CASE STUDY IN MOLECULAR
EVOLUTION NO. 6
Page 1: And the bands played on
When Darwin shook the western world with his theory of evolution (1), Mendel was still doing experiments. Darwin's concept of natural selection depended upon a renewable source of heritable variation and differential survival associated with that variation. The concepts of mutation and Mendelian genetics, well known to us, were unknown to Darwin even though he did have a rudimentary qualitative appreciation of heritable traits known as "sports." During the early decades of the 20th century genetics as a discipline grew, differentiated, and matured. Natural selection was redefined in mathematical terms associated with the relative fitness of different alleles and gene combinations. The resulting neo-Darwinism theory of evolution merged classical Darwinian ideas with those of genetics. It gained considerable acceptance through a number of influential books (2, 3, 4, 5) published before 1950. To the chagrin of paleontologists and taxonomists, evolution had become reduced to changes in gene frequency in the gene pool of a species. The assumptions of the Hardy-Weinberg equilibrium defined the sources of change (6), but always mutation and natural selection were considered important.

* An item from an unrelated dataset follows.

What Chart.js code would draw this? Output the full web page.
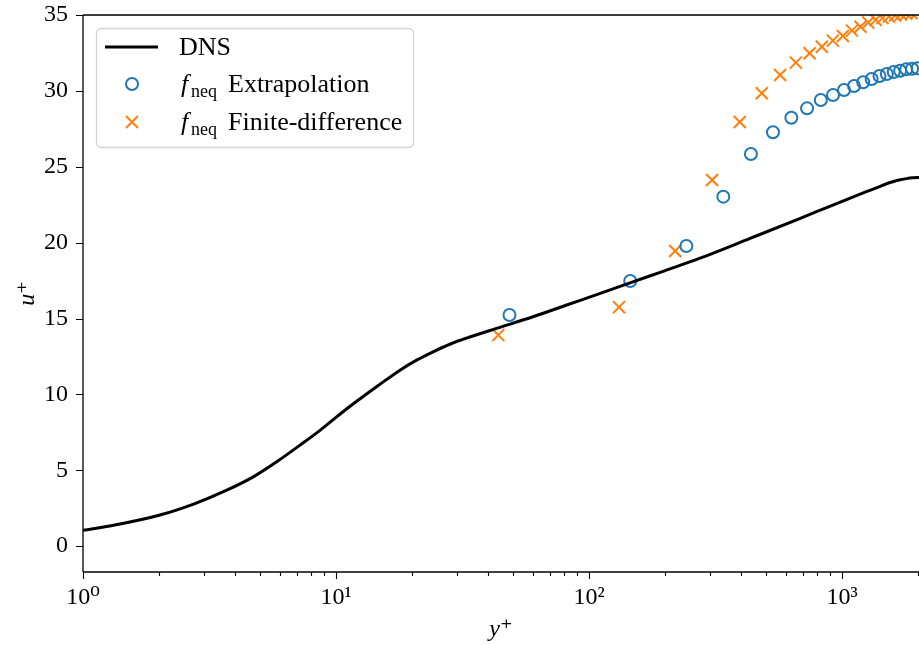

At the dawn of the era of molecular genetics and biochemistry, the underlying mechanisms of evolution seemed well understood. In science, however, progress occurs when observations cannot be explained by theory.
In theory, if each allele has a distinctive fitness associated with it, then it is unlikely that two alleles will have exactly the same fitness. Consequently, selection will constantly favor alleles of higher fitness, making polymorphism (the coexistence of alleles at a locus) rare and probably transitory. This prevailing view (7) could not explain the extensive, yet arguably underestimated, polymorphism soon revealed by gel electrophoresis (8, 9, 10).

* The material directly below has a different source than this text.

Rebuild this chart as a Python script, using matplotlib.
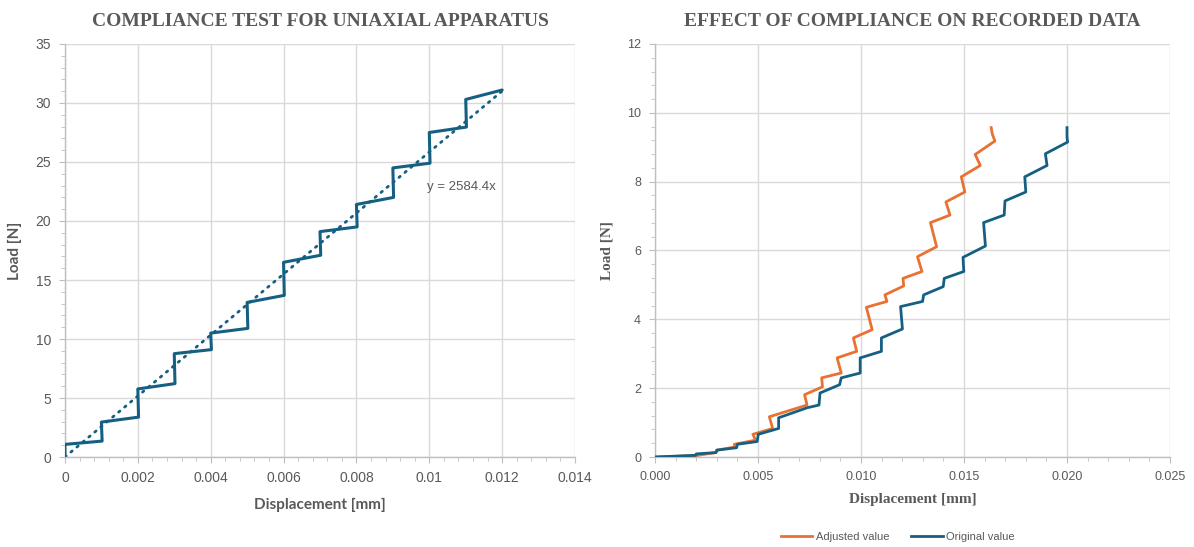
import numpy as np
import matplotlib
matplotlib.use("Agg")
import matplotlib.pyplot as plt
from matplotlib.ticker import MultipleLocator, FormatStrFormatter

# ---- data ----
# left: compliance test (step loading)
disp_step = [0, 0, 0.00102, 0.00100, 0.00202, 0.00200, 0.00302, 0.00300, 0.00402, 0.00400,
             0.00502, 0.00500, 0.00602, 0.00600, 0.00702, 0.00700, 0.00802, 0.00800,
             0.00902, 0.00900, 0.01002, 0.01000, 0.01102, 0.01100, 0.01200]
load_step = [0, 1.07, 1.35, 2.96, 3.38, 5.77, 6.22, 8.76, 9.10, 10.5,
             10.9, 13.1, 13.7, 16.5, 17.1, 19.1, 19.5, 21.4,
             22.0, 24.5, 24.9, 27.5, 27.96, 30.3, 31.1]
trend_slope = 2584.4
trend_x = [0, 0.012]

# right: adjusted vs original
disp_adj = [0, 0.00197, 0.00296, 0.00300, 0.00388, 0.00385, 0.00488, 0.00475, 0.00571, 0.00555,
            0.00738, 0.00726, 0.00813, 0.00809, 0.00904, 0.00884, 0.00979, 0.00963, 0.01054,
            0.01026, 0.01126, 0.01116, 0.01207, 0.01204, 0.01296, 0.01274, 0.01367, 0.01337,
            0.01432, 0.01412, 0.01504, 0.01487, 0.01579, 0.01554, 0.01650, 0.01637, 0.01632]
load_adj = [0, 0.04, 0.13, 0.20, 0.29, 0.37, 0.49, 0.66, 0.83, 1.17,
            1.51, 1.81, 2.04, 2.30, 2.44, 2.88, 3.07, 3.46, 3.70,
            4.35, 4.52, 4.71, 4.97, 5.19, 5.39, 5.82, 6.11, 6.81,
            7.03, 7.41, 7.70, 8.14, 8.47, 8.79, 9.18, 9.39, 9.57]

disp_orig = [0, 0.00197, 0.00200, 0.00296, 0.00300, 0.00396, 0.00400, 0.00496, 0.00501, 0.00600,
             0.00600, 0.00738, 0.00796, 0.00801, 0.00896, 0.00904, 0.00996, 0.00996, 0.01099,
             0.01099, 0.01201, 0.01192, 0.01299, 0.01304, 0.01399, 0.01404, 0.01499, 0.01495,
             0.01604, 0.01595, 0.01695, 0.01699, 0.01800, 0.01795, 0.01903, 0.01895, 0.02003,
             0.02000, 0.02000]
load_orig = [0, 0.05, 0.09, 0.13, 0.20, 0.27, 0.37, 0.45, 0.66, 0.83,
             1.14, 1.43, 1.51, 1.86, 2.10, 2.30, 2.44, 2.88, 3.07,
             3.46, 3.72, 4.37, 4.52, 4.71, 4.95, 5.19, 5.39, 5.80,
             6.13, 6.81, 7.03, 7.44, 7.70, 8.14, 8.47, 8.81, 9.15,
             9.30, 9.57]

blue = "#156082"
orange = "#E97132"
txt = "#595959"
grid_c = "#D9D9D9"
axis_c = "#BFBFBF"

fig = plt.figure(figsize=(11.94, 5.47), dpi=100)
ax1 = fig.add_axes([0.0544, 0.1645, 0.4272, 0.7551])
ax2 = fig.add_axes([0.5486, 0.1645, 0.4313, 0.7551])


def style(ax, tickfont, ticksize):
    for s in ["top", "right"]:
        ax.spines[s].set_visible(False)
    for s in ["left", "bottom"]:
        ax.spines[s].set_color(axis_c)
        ax.spines[s].set_linewidth(1.0)
    ax.grid(True, which="major", color=grid_c, linewidth=1.0)
    ax.set_axisbelow(True)
    ax.tick_params(which="major", length=4, color=axis_c, labelcolor=txt,
                   labelsize=ticksize, pad=6)
    ax.tick_params(which="minor", length=3, color=axis_c)
    for lab in ax.get_xticklabels() + ax.get_yticklabels():
        lab.set_family(tickfont)


# left chart
ax1.plot(disp_step, load_step, color=blue, lw=2.2, solid_joinstyle="round",
         solid_capstyle="round", zorder=3)
tx = np.array(trend_x)
ax1.plot(tx, trend_slope * tx, color=blue, lw=2.0, linestyle=(0, (0.6, 2.2)),
         dash_capstyle="round", zorder=2)
ax1.text(0.00995, 22.9, "y = 2584.4x", color=txt, fontsize=9.5,
         family="Liberation Sans", va="center", ha="left")
ax1.set_xlim(0, 0.014)
ax1.set_ylim(0, 35)
ax1.xaxis.set_major_locator(MultipleLocator(0.002))
ax1.xaxis.set_minor_locator(MultipleLocator(0.0004))
ax1.yaxis.set_major_locator(MultipleLocator(5))
ax1.yaxis.set_minor_locator(MultipleLocator(1))
ax1.set_xticks(np.arange(0, 0.0141, 0.002))
ax1.set_xticklabels(["0", "0.002", "0.004", "0.006", "0.008", "0.01", "0.012", "0.014"])
style(ax1, "Liberation Sans", 10)
ax1.set_xlabel("Displacement [mm]", color=txt, fontsize=11, fontweight="bold",
               family="Lato", labelpad=9)
ax1.set_ylabel("Load [N]", color=txt, fontsize=11, fontweight="bold",
               family="Lato", labelpad=10)
ax1.set_title("COMPLIANCE TEST FOR UNIAXIAL APPARATUS", color=txt, fontsize=14,
              fontweight="bold", family="Liberation Serif", pad=13)

# right chart
ax2.plot(disp_adj, load_adj, color=orange, lw=2.0, solid_joinstyle="round",
         label="Adjusted value", zorder=3)
ax2.plot(disp_orig, load_orig, color=blue, lw=2.0, solid_joinstyle="round",
         label="Original value", zorder=3)
ax2.set_xlim(0, 0.025)
ax2.set_ylim(0, 12)
ax2.xaxis.set_major_locator(MultipleLocator(0.005))
ax2.xaxis.set_minor_locator(MultipleLocator(0.001))
ax2.yaxis.set_major_locator(MultipleLocator(2))
ax2.yaxis.set_minor_locator(MultipleLocator(0.4))
ax2.xaxis.set_major_formatter(FormatStrFormatter("%.3f"))
style(ax2, "Liberation Sans", 9)
ax2.set_xlabel("Displacement [mm]", color=txt, fontsize=11, fontweight="bold",
               family="Liberation Serif", labelpad=7)
ax2.set_ylabel("Load [N]", color=txt, fontsize=11, fontweight="bold",
               family="Liberation Serif", labelpad=10)
ax2.set_title("EFFECT OF COMPLIANCE ON RECORDED DATA", color=txt, fontsize=14,
              fontweight="bold", family="Liberation Serif", pad=13)

leg = fig.legend(loc="center", bbox_to_anchor=(0.752, 0.018), ncol=2, frameon=False,
                 prop={"family": "Liberation Sans", "size": 8}, handlelength=2.8,
                 columnspacing=2.0, handletextpad=0.3)
for t in leg.get_texts():
    t.set_color(txt)

fig.savefig("out.png", dpi=100)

For initial group discussion: The figure below displays the electrophoretic patterns for Esterase E (the darkest set of bands across the middle of the figure) from 24 male orange sulfur butterflies, Colias eurytheme, collected in a single field on a single day in Austin, Texas (10a). The origin is at the bottom and migration in this non-denaturing gel is toward the anode at the top.
Complexity of Esterase E allelic variation in the Orange Sulfur Butterfly (10a)
What can you conclude from these data? What questions do you have?
1. Darwin, C. (1859) The Origin of Species.
2. Dobzhansky, T. (1937) Genetics and the Origin of Species 1st ed., Columbia University Press, New York. Also (1970) Genetics of the Evolutionary Process, Columbia University Press. (see 60th anniversary symposium by the National Academy of Science.)
3. Huxley, J. S. (1942) Evolution: The Modern Synthesis, Harper, New York.
4. Mayr, E. (1942) Systematics and the Origin of Species, Columbia University Press, New York. Also (1970) Populations, Species, and Evolution, Harvard University Press, Cambridge.
5. Simpson, G. G. (1949) The Meaning of Evolution, Yale University Press, New Haven.
6. Dobzhansky, T., Ayala, F. J., Stebbins, G. L. and Valentine, J. W. (1977) Evolution, W. H. Freeman and Co., San Francisco (see Chapter 4).
7. Simpson, G. G. (1964) Organisms and molecules in evolution, Science 146, 1535-1538.
8. Hubby, J. H. and Lewontin, R. C. (1966) A molecular approach to the study of genic heterozygosity in natural populations. I. The number of alleles at different loci in Drosophila pseudoobscura, Genetics 54, 577-594.
9. Lewontin, R. C. and Hubby, J. H. (1966) A molecular approach to the study of genic heterozygosity in natural populations. II. Amount of variation and degree of heterozygosity in natural populations of Drosophila pseudoobscura, Genetics 54, 595-609.
10. Harris, H. (1966) Enzyme polymorphisms in man, Proc. Roy. Soc. Ser. B. 164, 298-310.
10a. Burns, J. M. and Johnson, F. M. (1967) Esterase polymorphism in natural populations of a sulfur butterfly, Colias eurytheme. Science 156, 93 - 97.